:: Dataset entries ::
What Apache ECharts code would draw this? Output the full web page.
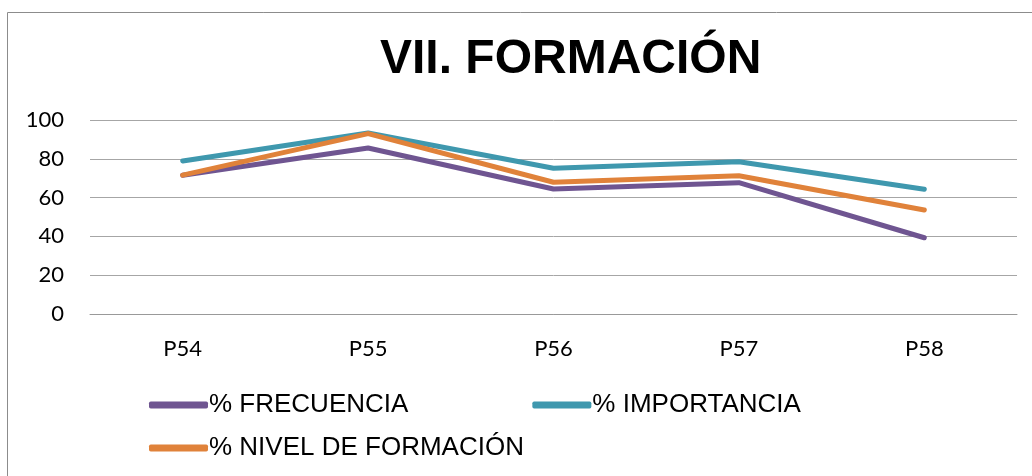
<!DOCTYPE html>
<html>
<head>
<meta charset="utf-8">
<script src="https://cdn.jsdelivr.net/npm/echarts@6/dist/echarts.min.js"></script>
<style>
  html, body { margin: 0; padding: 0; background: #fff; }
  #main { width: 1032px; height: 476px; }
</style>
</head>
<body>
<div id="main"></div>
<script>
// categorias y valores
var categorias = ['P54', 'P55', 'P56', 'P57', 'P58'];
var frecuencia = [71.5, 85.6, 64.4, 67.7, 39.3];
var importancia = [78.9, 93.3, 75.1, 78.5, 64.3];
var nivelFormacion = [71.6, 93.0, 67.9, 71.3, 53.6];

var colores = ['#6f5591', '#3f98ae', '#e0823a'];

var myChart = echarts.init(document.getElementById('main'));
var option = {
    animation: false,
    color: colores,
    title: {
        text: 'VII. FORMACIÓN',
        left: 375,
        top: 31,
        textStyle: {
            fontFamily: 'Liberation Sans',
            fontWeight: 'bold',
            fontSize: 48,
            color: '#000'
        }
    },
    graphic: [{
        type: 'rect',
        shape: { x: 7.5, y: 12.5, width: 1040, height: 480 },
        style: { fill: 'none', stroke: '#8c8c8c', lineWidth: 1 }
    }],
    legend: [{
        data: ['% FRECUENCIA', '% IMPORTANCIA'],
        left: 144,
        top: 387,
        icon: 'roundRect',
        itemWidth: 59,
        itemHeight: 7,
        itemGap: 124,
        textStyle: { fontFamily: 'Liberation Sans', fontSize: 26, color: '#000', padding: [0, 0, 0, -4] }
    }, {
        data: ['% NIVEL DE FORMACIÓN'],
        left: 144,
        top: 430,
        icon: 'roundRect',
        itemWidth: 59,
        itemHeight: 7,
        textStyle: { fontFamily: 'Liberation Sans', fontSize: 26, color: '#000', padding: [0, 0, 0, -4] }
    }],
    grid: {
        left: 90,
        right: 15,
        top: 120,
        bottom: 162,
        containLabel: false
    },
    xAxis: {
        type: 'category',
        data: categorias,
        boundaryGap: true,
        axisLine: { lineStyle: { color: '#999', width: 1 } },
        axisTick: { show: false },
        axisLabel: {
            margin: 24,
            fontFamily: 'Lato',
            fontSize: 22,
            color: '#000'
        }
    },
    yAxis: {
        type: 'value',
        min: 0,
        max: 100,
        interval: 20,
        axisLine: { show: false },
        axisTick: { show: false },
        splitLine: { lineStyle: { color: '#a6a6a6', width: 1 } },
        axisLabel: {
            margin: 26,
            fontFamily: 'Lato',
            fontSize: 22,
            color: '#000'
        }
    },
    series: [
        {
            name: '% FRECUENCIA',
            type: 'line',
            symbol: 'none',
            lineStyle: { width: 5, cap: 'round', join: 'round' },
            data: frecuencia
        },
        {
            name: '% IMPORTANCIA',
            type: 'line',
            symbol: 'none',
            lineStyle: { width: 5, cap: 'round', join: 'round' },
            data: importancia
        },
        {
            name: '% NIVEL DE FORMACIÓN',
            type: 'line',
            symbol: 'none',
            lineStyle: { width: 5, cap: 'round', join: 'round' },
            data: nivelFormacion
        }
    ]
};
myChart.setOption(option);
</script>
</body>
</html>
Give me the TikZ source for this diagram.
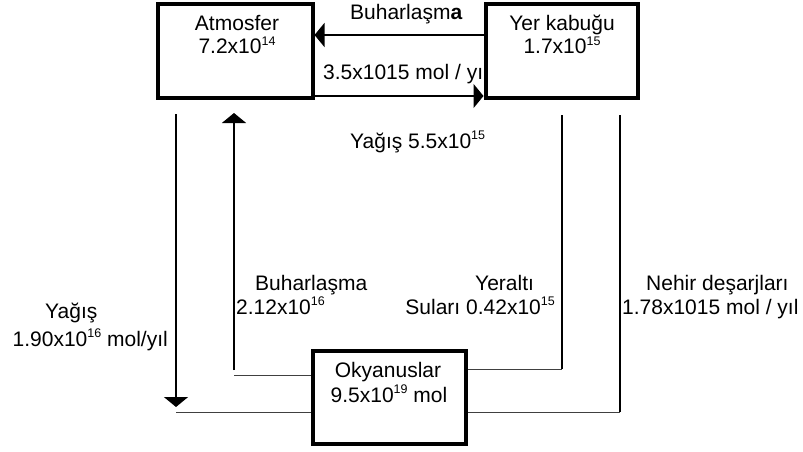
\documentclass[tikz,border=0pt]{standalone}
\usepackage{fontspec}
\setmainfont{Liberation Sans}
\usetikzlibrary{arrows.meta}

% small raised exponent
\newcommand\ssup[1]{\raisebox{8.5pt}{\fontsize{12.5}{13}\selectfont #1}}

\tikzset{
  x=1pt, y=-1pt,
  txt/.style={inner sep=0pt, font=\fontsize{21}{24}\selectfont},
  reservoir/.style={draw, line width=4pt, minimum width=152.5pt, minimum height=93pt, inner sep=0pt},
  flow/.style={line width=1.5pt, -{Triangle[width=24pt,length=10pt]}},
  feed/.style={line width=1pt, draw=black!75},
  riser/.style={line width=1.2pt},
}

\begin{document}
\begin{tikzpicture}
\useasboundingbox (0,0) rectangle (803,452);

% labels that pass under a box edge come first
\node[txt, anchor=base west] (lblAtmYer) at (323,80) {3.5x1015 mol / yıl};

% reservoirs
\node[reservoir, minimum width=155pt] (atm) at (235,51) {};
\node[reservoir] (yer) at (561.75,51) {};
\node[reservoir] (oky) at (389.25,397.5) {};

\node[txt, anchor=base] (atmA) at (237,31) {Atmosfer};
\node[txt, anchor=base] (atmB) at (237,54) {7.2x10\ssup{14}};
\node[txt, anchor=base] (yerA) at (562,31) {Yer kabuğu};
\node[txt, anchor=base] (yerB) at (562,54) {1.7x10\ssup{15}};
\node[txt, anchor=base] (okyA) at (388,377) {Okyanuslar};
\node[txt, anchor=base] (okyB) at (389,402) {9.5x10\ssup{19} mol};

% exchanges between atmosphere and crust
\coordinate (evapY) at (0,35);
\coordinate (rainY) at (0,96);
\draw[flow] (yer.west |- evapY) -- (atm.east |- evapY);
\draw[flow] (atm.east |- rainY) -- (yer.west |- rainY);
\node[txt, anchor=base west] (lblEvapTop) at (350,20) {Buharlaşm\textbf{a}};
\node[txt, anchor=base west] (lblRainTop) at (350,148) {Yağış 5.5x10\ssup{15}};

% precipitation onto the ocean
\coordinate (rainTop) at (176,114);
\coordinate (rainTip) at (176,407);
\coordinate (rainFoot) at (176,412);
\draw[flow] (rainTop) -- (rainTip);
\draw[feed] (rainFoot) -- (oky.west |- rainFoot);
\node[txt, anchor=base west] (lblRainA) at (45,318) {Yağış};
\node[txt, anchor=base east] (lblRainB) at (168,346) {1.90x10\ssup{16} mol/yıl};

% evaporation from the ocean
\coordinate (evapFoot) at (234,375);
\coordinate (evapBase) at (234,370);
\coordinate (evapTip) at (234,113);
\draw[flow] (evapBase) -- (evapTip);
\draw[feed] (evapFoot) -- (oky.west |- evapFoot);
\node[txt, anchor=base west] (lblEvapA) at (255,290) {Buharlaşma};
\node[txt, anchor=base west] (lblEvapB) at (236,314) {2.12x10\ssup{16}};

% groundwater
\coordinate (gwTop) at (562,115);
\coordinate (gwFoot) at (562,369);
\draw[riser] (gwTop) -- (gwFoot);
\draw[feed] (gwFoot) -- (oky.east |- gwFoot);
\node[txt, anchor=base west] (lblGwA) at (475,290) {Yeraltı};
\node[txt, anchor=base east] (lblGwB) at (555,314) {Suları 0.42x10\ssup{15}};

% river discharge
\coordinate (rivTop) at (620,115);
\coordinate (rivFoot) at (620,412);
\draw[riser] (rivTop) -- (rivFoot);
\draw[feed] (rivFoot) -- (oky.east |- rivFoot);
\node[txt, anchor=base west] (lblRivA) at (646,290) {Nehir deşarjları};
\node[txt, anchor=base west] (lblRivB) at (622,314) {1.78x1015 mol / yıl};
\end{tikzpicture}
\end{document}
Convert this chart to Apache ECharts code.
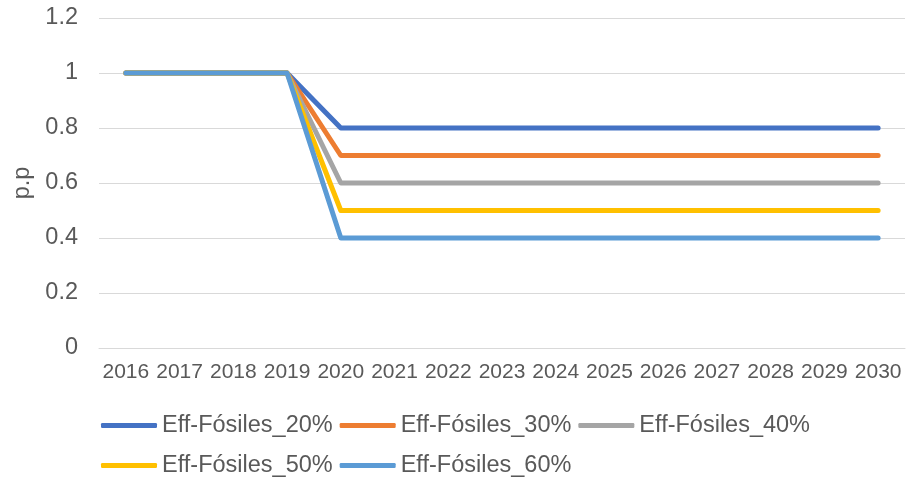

:: Aim ::
Quote every record above exactly, omitting any pictures they contain.

:: Completed task ::
What Apache ECharts code would draw this? Output the full web page.
<!DOCTYPE html>
<html>
<head>
<meta charset="utf-8">
<script src="https://cdn.jsdelivr.net/npm/echarts@6/dist/echarts.min.js"></script>
<style>
  html, body { margin: 0; padding: 0; background: #fff; }
  #main { width: 1032px; height: 476px; }
</style>
</head>
<body>
<div id="main"></div>
<script>
// categorias y valores
var categorias = ['P54', 'P55', 'P56', 'P57', 'P58'];
var frecuencia = [71.5, 85.6, 64.4, 67.7, 39.3];
var importancia = [78.9, 93.3, 75.1, 78.5, 64.3];
var nivelFormacion = [71.6, 93.0, 67.9, 71.3, 53.6];

var colores = ['#6f5591', '#3f98ae', '#e0823a'];

var myChart = echarts.init(document.getElementById('main'));
var option = {
    animation: false,
    color: colores,
    title: {
        text: 'VII. FORMACIÓN',
        left: 375,
        top: 31,
        textStyle: {
            fontFamily: 'Liberation Sans',
            fontWeight: 'bold',
            fontSize: 48,
            color: '#000'
        }
    },
    graphic: [{
        type: 'rect',
        shape: { x: 7.5, y: 12.5, width: 1040, height: 480 },
        style: { fill: 'none', stroke: '#8c8c8c', lineWidth: 1 }
    }],
    legend: [{
        data: ['% FRECUENCIA', '% IMPORTANCIA'],
        left: 144,
        top: 387,
        icon: 'roundRect',
        itemWidth: 59,
        itemHeight: 7,
        itemGap: 124,
        textStyle: { fontFamily: 'Liberation Sans', fontSize: 26, color: '#000', padding: [0, 0, 0, -4] }
    }, {
        data: ['% NIVEL DE FORMACIÓN'],
        left: 144,
        top: 430,
        icon: 'roundRect',
        itemWidth: 59,
        itemHeight: 7,
        textStyle: { fontFamily: 'Liberation Sans', fontSize: 26, color: '#000', padding: [0, 0, 0, -4] }
    }],
    grid: {
        left: 90,
        right: 15,
        top: 120,
        bottom: 162,
        containLabel: false
    },
    xAxis: {
        type: 'category',
        data: categorias,
        boundaryGap: true,
        axisLine: { lineStyle: { color: '#999', width: 1 } },
        axisTick: { show: false },
        axisLabel: {
            margin: 24,
            fontFamily: 'Lato',
            fontSize: 22,
            color: '#000'
        }
    },
    yAxis: {
        type: 'value',
        min: 0,
        max: 100,
        interval: 20,
        axisLine: { show: false },
        axisTick: { show: false },
        splitLine: { lineStyle: { color: '#a6a6a6', width: 1 } },
        axisLabel: {
            margin: 26,
            fontFamily: 'Lato',
            fontSize: 22,
            color: '#000'
        }
    },
    series: [
        {
            name: '% FRECUENCIA',
            type: 'line',
            symbol: 'none',
            lineStyle: { width: 5, cap: 'round', join: 'round' },
            data: frecuencia
        },
        {
            name: '% IMPORTANCIA',
            type: 'line',
            symbol: 'none',
            lineStyle: { width: 5, cap: 'round', join: 'round' },
            data: importancia
        },
        {
            name: '% NIVEL DE FORMACIÓN',
            type: 'line',
            symbol: 'none',
            lineStyle: { width: 5, cap: 'round', join: 'round' },
            data: nivelFormacion
        }
    ]
};
myChart.setOption(option);
</script>
</body>
</html>
Give me the TikZ source for this diagram.
\documentclass[tikz,border=0pt]{standalone}
\usepackage{fontspec}
\setmainfont{Liberation Sans}
\usetikzlibrary{arrows.meta}

% small raised exponent
\newcommand\ssup[1]{\raisebox{8.5pt}{\fontsize{12.5}{13}\selectfont #1}}

\tikzset{
  x=1pt, y=-1pt,
  txt/.style={inner sep=0pt, font=\fontsize{21}{24}\selectfont},
  reservoir/.style={draw, line width=4pt, minimum width=152.5pt, minimum height=93pt, inner sep=0pt},
  flow/.style={line width=1.5pt, -{Triangle[width=24pt,length=10pt]}},
  feed/.style={line width=1pt, draw=black!75},
  riser/.style={line width=1.2pt},
}

\begin{document}
\begin{tikzpicture}
\useasboundingbox (0,0) rectangle (803,452);

% labels that pass under a box edge come first
\node[txt, anchor=base west] (lblAtmYer) at (323,80) {3.5x1015 mol / yıl};

% reservoirs
\node[reservoir, minimum width=155pt] (atm) at (235,51) {};
\node[reservoir] (yer) at (561.75,51) {};
\node[reservoir] (oky) at (389.25,397.5) {};

\node[txt, anchor=base] (atmA) at (237,31) {Atmosfer};
\node[txt, anchor=base] (atmB) at (237,54) {7.2x10\ssup{14}};
\node[txt, anchor=base] (yerA) at (562,31) {Yer kabuğu};
\node[txt, anchor=base] (yerB) at (562,54) {1.7x10\ssup{15}};
\node[txt, anchor=base] (okyA) at (388,377) {Okyanuslar};
\node[txt, anchor=base] (okyB) at (389,402) {9.5x10\ssup{19} mol};

% exchanges between atmosphere and crust
\coordinate (evapY) at (0,35);
\coordinate (rainY) at (0,96);
\draw[flow] (yer.west |- evapY) -- (atm.east |- evapY);
\draw[flow] (atm.east |- rainY) -- (yer.west |- rainY);
\node[txt, anchor=base west] (lblEvapTop) at (350,20) {Buharlaşm\textbf{a}};
\node[txt, anchor=base west] (lblRainTop) at (350,148) {Yağış 5.5x10\ssup{15}};

% precipitation onto the ocean
\coordinate (rainTop) at (176,114);
\coordinate (rainTip) at (176,407);
\coordinate (rainFoot) at (176,412);
\draw[flow] (rainTop) -- (rainTip);
\draw[feed] (rainFoot) -- (oky.west |- rainFoot);
\node[txt, anchor=base west] (lblRainA) at (45,318) {Yağış};
\node[txt, anchor=base east] (lblRainB) at (168,346) {1.90x10\ssup{16} mol/yıl};

% evaporation from the ocean
\coordinate (evapFoot) at (234,375);
\coordinate (evapBase) at (234,370);
\coordinate (evapTip) at (234,113);
\draw[flow] (evapBase) -- (evapTip);
\draw[feed] (evapFoot) -- (oky.west |- evapFoot);
\node[txt, anchor=base west] (lblEvapA) at (255,290) {Buharlaşma};
\node[txt, anchor=base west] (lblEvapB) at (236,314) {2.12x10\ssup{16}};

% groundwater
\coordinate (gwTop) at (562,115);
\coordinate (gwFoot) at (562,369);
\draw[riser] (gwTop) -- (gwFoot);
\draw[feed] (gwFoot) -- (oky.east |- gwFoot);
\node[txt, anchor=base west] (lblGwA) at (475,290) {Yeraltı};
\node[txt, anchor=base east] (lblGwB) at (555,314) {Suları 0.42x10\ssup{15}};

% river discharge
\coordinate (rivTop) at (620,115);
\coordinate (rivFoot) at (620,412);
\draw[riser] (rivTop) -- (rivFoot);
\draw[feed] (rivFoot) -- (oky.east |- rivFoot);
\node[txt, anchor=base west] (lblRivA) at (646,290) {Nehir deşarjları};
\node[txt, anchor=base west] (lblRivB) at (622,314) {1.78x1015 mol / yıl};
\end{tikzpicture}
\end{document}
Convert this chart to Apache ECharts code.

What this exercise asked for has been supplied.